TASK OBJECTIVE -> All of the data below should be written out exactly.
________________
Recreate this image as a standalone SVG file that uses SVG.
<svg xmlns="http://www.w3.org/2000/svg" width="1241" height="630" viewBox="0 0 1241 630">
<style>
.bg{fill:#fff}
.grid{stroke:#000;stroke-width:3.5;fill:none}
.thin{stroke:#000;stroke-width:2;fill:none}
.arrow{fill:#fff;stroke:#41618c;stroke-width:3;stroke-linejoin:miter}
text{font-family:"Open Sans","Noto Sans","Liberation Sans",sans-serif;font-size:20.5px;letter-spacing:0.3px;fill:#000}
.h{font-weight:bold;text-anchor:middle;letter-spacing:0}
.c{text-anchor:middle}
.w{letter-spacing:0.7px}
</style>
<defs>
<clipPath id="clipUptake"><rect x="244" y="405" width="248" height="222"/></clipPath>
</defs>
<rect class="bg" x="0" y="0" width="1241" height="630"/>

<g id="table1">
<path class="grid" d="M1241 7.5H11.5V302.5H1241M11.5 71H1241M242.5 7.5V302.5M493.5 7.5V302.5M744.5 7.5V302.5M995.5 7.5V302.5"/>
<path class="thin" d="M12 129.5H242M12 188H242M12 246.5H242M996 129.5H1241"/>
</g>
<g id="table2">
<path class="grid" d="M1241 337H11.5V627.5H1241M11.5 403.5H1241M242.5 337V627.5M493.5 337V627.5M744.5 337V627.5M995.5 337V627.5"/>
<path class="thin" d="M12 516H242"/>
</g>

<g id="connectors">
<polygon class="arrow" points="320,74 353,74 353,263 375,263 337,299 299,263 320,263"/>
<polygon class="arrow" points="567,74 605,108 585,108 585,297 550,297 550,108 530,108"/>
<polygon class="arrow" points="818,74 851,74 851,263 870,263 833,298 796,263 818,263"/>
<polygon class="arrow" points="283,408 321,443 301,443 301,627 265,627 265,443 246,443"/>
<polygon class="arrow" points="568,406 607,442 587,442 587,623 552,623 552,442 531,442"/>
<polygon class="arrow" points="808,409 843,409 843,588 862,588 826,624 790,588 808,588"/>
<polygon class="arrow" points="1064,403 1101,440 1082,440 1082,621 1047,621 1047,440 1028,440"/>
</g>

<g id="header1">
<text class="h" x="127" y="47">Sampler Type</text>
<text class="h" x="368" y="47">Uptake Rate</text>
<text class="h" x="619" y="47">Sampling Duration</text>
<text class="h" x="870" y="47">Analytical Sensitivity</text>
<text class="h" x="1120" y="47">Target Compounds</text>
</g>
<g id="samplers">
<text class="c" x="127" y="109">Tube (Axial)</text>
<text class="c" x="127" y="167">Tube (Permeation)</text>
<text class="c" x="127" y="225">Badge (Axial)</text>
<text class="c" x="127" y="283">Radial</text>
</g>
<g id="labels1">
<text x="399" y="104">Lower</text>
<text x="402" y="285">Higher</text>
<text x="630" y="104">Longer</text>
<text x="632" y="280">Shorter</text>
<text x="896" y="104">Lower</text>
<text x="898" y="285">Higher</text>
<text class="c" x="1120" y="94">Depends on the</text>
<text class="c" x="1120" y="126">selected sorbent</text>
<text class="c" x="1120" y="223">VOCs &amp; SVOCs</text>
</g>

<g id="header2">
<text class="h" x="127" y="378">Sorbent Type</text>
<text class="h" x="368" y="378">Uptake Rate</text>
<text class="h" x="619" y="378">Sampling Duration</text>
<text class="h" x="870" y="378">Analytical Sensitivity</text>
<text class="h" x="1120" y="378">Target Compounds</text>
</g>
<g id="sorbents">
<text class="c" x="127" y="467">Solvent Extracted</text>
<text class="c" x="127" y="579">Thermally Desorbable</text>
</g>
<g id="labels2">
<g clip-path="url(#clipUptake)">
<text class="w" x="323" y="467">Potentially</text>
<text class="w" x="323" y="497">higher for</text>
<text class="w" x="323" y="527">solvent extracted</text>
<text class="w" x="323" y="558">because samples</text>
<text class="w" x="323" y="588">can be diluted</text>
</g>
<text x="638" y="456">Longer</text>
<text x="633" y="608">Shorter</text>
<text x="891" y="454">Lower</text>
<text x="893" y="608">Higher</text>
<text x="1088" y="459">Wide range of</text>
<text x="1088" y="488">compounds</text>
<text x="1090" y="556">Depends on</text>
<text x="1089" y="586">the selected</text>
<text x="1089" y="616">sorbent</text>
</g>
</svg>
________________
PROBLEM SOLUTION ->
Recreate this image as a standalone SVG file that uses SVG.
<svg xmlns="http://www.w3.org/2000/svg" width="1241" height="630" viewBox="0 0 1241 630">
<style>
.bg{fill:#fff}
.grid{stroke:#000;stroke-width:3.5;fill:none}
.thin{stroke:#000;stroke-width:2;fill:none}
.arrow{fill:#fff;stroke:#41618c;stroke-width:3;stroke-linejoin:miter}
text{font-family:"Open Sans","Noto Sans","Liberation Sans",sans-serif;font-size:20.5px;letter-spacing:0.3px;fill:#000}
.h{font-weight:bold;text-anchor:middle;letter-spacing:0}
.c{text-anchor:middle}
.w{letter-spacing:0.7px}
</style>
<defs>
<clipPath id="clipUptake"><rect x="244" y="405" width="248" height="222"/></clipPath>
</defs>
<rect class="bg" x="0" y="0" width="1241" height="630"/>

<g id="table1">
<path class="grid" d="M1241 7.5H11.5V302.5H1241M11.5 71H1241M242.5 7.5V302.5M493.5 7.5V302.5M744.5 7.5V302.5M995.5 7.5V302.5"/>
<path class="thin" d="M12 129.5H242M12 188H242M12 246.5H242M996 129.5H1241"/>
</g>
<g id="table2">
<path class="grid" d="M1241 337H11.5V627.5H1241M11.5 403.5H1241M242.5 337V627.5M493.5 337V627.5M744.5 337V627.5M995.5 337V627.5"/>
<path class="thin" d="M12 516H242"/>
</g>

<g id="connectors">
<polygon class="arrow" points="320,74 353,74 353,263 375,263 337,299 299,263 320,263"/>
<polygon class="arrow" points="567,74 605,108 585,108 585,297 550,297 550,108 530,108"/>
<polygon class="arrow" points="818,74 851,74 851,263 870,263 833,298 796,263 818,263"/>
<polygon class="arrow" points="283,408 321,443 301,443 301,627 265,627 265,443 246,443"/>
<polygon class="arrow" points="568,406 607,442 587,442 587,623 552,623 552,442 531,442"/>
<polygon class="arrow" points="808,409 843,409 843,588 862,588 826,624 790,588 808,588"/>
<polygon class="arrow" points="1064,403 1101,440 1082,440 1082,621 1047,621 1047,440 1028,440"/>
</g>

<g id="header1">
<text class="h" x="127" y="47">Sampler Type</text>
<text class="h" x="368" y="47">Uptake Rate</text>
<text class="h" x="619" y="47">Sampling Duration</text>
<text class="h" x="870" y="47">Analytical Sensitivity</text>
<text class="h" x="1120" y="47">Target Compounds</text>
</g>
<g id="samplers">
<text class="c" x="127" y="109">Tube (Axial)</text>
<text class="c" x="127" y="167">Tube (Permeation)</text>
<text class="c" x="127" y="225">Badge (Axial)</text>
<text class="c" x="127" y="283">Radial</text>
</g>
<g id="labels1">
<text x="399" y="104">Lower</text>
<text x="402" y="285">Higher</text>
<text x="630" y="104">Longer</text>
<text x="632" y="280">Shorter</text>
<text x="896" y="104">Lower</text>
<text x="898" y="285">Higher</text>
<text class="c" x="1120" y="94">Depends on the</text>
<text class="c" x="1120" y="126">selected sorbent</text>
<text class="c" x="1120" y="223">VOCs &amp; SVOCs</text>
</g>

<g id="header2">
<text class="h" x="127" y="378">Sorbent Type</text>
<text class="h" x="368" y="378">Uptake Rate</text>
<text class="h" x="619" y="378">Sampling Duration</text>
<text class="h" x="870" y="378">Analytical Sensitivity</text>
<text class="h" x="1120" y="378">Target Compounds</text>
</g>
<g id="sorbents">
<text class="c" x="127" y="467">Solvent Extracted</text>
<text class="c" x="127" y="579">Thermally Desorbable</text>
</g>
<g id="labels2">
<g clip-path="url(#clipUptake)">
<text class="w" x="323" y="467">Potentially</text>
<text class="w" x="323" y="497">higher for</text>
<text class="w" x="323" y="527">solvent extracted</text>
<text class="w" x="323" y="558">because samples</text>
<text class="w" x="323" y="588">can be diluted</text>
</g>
<text x="638" y="456">Longer</text>
<text x="633" y="608">Shorter</text>
<text x="891" y="454">Lower</text>
<text x="893" y="608">Higher</text>
<text x="1088" y="459">Wide range of</text>
<text x="1088" y="488">compounds</text>
<text x="1090" y="556">Depends on</text>
<text x="1089" y="586">the selected</text>
<text x="1089" y="616">sorbent</text>
</g>
</svg>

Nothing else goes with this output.